Désormais départi de ses douleurs récurrentes au genou qui l’ont privé de signer en Angleterre, le voilà dans l’incertitude d’un championnat qatari loin des standards habituels du sélectionneur national, Aliou Cissé.

L’international sénégalais, qui évolue désormais à Sailiya SC, au Qatar, a fait le déplacement dans les locaux du groupe Emedia Invest, à l’immeuble Belly Bousso, sis au Point E, pour une visite de courtoisie au terme de laquelle, Kara Mbodji a accordé une interview à BNF.

L’occasion pour le défenseur central sénégalais de lever les doutes sur son état de forme, de revenir sur l’évolution de sa carrière, ses choix de s’exiler au Qatar, sa forme du moment mais également ses ambitions de réintégrer la sélection nationale, pour… aller chercher la CAN 2022 au Cameroun.

Quel est l’objet de votre visite au groupe Emedia ?

“Il y a eu une histoire à la dernière Coupe du monde, en Russie. Une personne qui a gagné mon respect. C’est monsieur Kane, Mamoudou Ibra (DG du groupe Emedia). Lors de notre match contre la Pologne, j’étais dans le bus et on était à cinquante mètres du stade et je l’ai vu, avec son sac à dos, avec le drapeau du Sénégal. Cette image m’a marqué. Et récemment quand j’ai su qu’il avait aussi écrit sur l’histoire de Nelson Mandela qui a été une icône pour le continent africain, et qui s’est aussi battu particulièrement pour l’Afrique du Sud, donc, j’ai eu l’idée de venir de visiter les locaux, de le rencontrer en personne et d’acheter des livres. Parce qu’ils vont me permettre d’améliorer mon vocabulaire et cela va aider la jeunesse qui est l’avenir. Je vais en profiter pour distribuer le livre au Lycée à Mbour pour permettre à nos jeunes frères de découvrir un peu l’histoire.”
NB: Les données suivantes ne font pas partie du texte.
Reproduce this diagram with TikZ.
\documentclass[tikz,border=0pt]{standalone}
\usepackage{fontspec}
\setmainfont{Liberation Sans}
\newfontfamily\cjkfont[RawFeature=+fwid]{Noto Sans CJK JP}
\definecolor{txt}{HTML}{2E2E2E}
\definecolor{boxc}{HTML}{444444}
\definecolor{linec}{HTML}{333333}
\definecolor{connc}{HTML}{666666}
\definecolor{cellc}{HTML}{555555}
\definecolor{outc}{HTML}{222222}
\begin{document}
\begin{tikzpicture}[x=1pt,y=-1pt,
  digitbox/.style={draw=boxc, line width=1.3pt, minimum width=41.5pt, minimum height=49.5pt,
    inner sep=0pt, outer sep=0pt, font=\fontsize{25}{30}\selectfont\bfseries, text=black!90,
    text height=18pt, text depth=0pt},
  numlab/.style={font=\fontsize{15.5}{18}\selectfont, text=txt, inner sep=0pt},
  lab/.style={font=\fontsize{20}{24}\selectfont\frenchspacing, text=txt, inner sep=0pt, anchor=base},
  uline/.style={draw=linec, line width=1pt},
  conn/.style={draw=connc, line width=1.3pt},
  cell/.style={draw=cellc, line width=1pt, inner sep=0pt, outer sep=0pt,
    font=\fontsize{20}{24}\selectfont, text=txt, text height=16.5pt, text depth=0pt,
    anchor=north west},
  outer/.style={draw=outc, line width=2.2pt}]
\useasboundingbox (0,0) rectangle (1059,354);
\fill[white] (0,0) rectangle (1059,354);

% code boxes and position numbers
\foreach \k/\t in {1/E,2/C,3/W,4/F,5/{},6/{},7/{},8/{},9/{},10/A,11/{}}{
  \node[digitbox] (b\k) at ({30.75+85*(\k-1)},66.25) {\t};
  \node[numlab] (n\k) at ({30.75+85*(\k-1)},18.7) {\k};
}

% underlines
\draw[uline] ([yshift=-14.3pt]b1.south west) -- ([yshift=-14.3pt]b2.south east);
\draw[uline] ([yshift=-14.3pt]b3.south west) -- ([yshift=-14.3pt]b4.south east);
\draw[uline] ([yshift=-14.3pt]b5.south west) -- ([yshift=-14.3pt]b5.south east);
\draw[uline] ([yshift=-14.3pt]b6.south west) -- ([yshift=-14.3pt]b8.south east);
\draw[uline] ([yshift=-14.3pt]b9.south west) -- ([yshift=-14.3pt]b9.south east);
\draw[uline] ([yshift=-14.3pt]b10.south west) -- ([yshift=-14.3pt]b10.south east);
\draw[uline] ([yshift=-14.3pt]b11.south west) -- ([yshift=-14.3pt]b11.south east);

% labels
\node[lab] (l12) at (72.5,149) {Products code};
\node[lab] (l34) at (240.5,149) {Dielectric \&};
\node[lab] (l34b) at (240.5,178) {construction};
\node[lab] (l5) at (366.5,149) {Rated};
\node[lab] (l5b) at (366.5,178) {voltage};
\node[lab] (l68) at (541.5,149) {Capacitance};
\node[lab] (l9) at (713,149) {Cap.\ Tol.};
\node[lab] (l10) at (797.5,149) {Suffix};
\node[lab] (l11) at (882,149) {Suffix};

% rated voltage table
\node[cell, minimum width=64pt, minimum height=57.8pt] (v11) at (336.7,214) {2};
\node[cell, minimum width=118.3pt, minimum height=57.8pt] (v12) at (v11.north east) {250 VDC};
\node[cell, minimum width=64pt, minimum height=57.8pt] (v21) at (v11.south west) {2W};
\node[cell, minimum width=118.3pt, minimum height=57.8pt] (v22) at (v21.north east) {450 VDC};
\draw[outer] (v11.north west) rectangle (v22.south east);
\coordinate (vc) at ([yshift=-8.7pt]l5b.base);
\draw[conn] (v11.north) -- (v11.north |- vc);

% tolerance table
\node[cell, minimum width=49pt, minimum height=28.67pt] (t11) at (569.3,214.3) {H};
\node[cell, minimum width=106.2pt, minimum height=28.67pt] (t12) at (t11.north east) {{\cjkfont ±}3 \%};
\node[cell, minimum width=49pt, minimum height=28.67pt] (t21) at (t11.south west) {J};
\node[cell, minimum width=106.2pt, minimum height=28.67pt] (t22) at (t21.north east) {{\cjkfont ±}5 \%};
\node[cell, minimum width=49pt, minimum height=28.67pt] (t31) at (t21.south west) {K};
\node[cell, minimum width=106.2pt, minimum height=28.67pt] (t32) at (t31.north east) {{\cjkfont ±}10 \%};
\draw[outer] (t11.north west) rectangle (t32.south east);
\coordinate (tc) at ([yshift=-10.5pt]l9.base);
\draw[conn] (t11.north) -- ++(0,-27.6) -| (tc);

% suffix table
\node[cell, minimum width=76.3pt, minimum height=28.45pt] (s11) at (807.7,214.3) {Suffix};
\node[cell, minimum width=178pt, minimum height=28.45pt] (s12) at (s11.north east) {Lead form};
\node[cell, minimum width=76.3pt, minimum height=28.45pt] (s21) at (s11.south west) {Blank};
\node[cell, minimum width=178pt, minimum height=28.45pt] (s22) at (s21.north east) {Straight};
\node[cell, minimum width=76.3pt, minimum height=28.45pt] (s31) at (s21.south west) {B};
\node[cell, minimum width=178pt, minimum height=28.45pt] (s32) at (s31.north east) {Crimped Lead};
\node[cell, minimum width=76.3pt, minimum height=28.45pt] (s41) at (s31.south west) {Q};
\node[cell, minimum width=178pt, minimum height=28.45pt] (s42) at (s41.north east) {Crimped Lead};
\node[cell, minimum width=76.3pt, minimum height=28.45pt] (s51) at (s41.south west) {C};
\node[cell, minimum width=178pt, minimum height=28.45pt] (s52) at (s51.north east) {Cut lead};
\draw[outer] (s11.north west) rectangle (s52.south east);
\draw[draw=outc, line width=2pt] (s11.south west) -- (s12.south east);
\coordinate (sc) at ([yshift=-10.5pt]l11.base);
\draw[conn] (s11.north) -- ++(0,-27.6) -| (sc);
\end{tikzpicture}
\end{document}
Est-ce que cela pourrait pousser Kara Mbodj à écrire ?

“C’est possible. J’y pense. J’en ai parlé déjà avec quelqu’un. Je pense que c’est important et je lance un appel à mes coéquipiers d’y penser aussi. Parce que c’est très important de retracer notre histoire. Ça peut permettre à cette jeunesse-là qui nous suit, qui ont envie de devenir footballeurs professionnels, de défendre les couleurs du Sénégal, cela peut leur permettre d’apprendre et de savoir comment vit un professionnel. Donc c’est quelque chose à quoi je pense.”
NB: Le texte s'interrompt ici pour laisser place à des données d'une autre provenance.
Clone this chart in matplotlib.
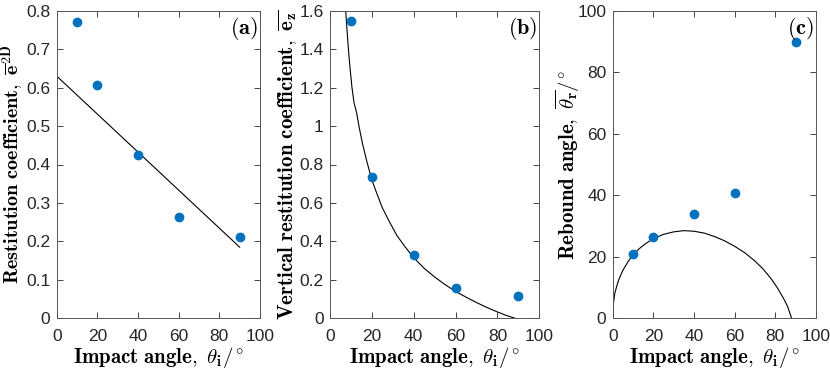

Alors, que devient Kara Mbodj, le footballeur ?

“Je pense qu’en un moment donné, dans la vie de chacun, on a besoin de faire des choix, de s’éloigner un peu par rapport à des difficultés qu’on peut avoir. En un moment donné, j’avais une blessure et j’ai fait le choix d’aller dans un pays où je pourrai me concentrer sur ma personne, physiquement, de travailler pour revenir à mon meilleur niveau. C’est ce qui m’a poussé d’aller là-bas. Je n’ai pas regretté ce choix. C’est tout ce que je voulais, l’objectif que j’avais, de revenir à mon meilleur niveau et d’avoir quelque chose que je n’avais pas même quand j’étais en Europe, et dans la sélection. Je l’ai obtenu. Mais après, Kara Mbodj reste professionnel. Je ne suis pas allé n’importe où dans le monde. On peut bien parler des championnats, il y a une grande différence de niveau tactique, de professionnalisme, tout ça c’est vrai. Mais tout dépend de la personne, des objectifs de la personne, et du travail de la personne. J’ai toujours été quelqu’un de professionnel surtout et tout le monde sait que je suis un travailleur et que j’ai continué ce travail-là pour obtenir un niveau physique que je n’ai jamais eu dans ma carrière. Ça, c’était l’objectif.”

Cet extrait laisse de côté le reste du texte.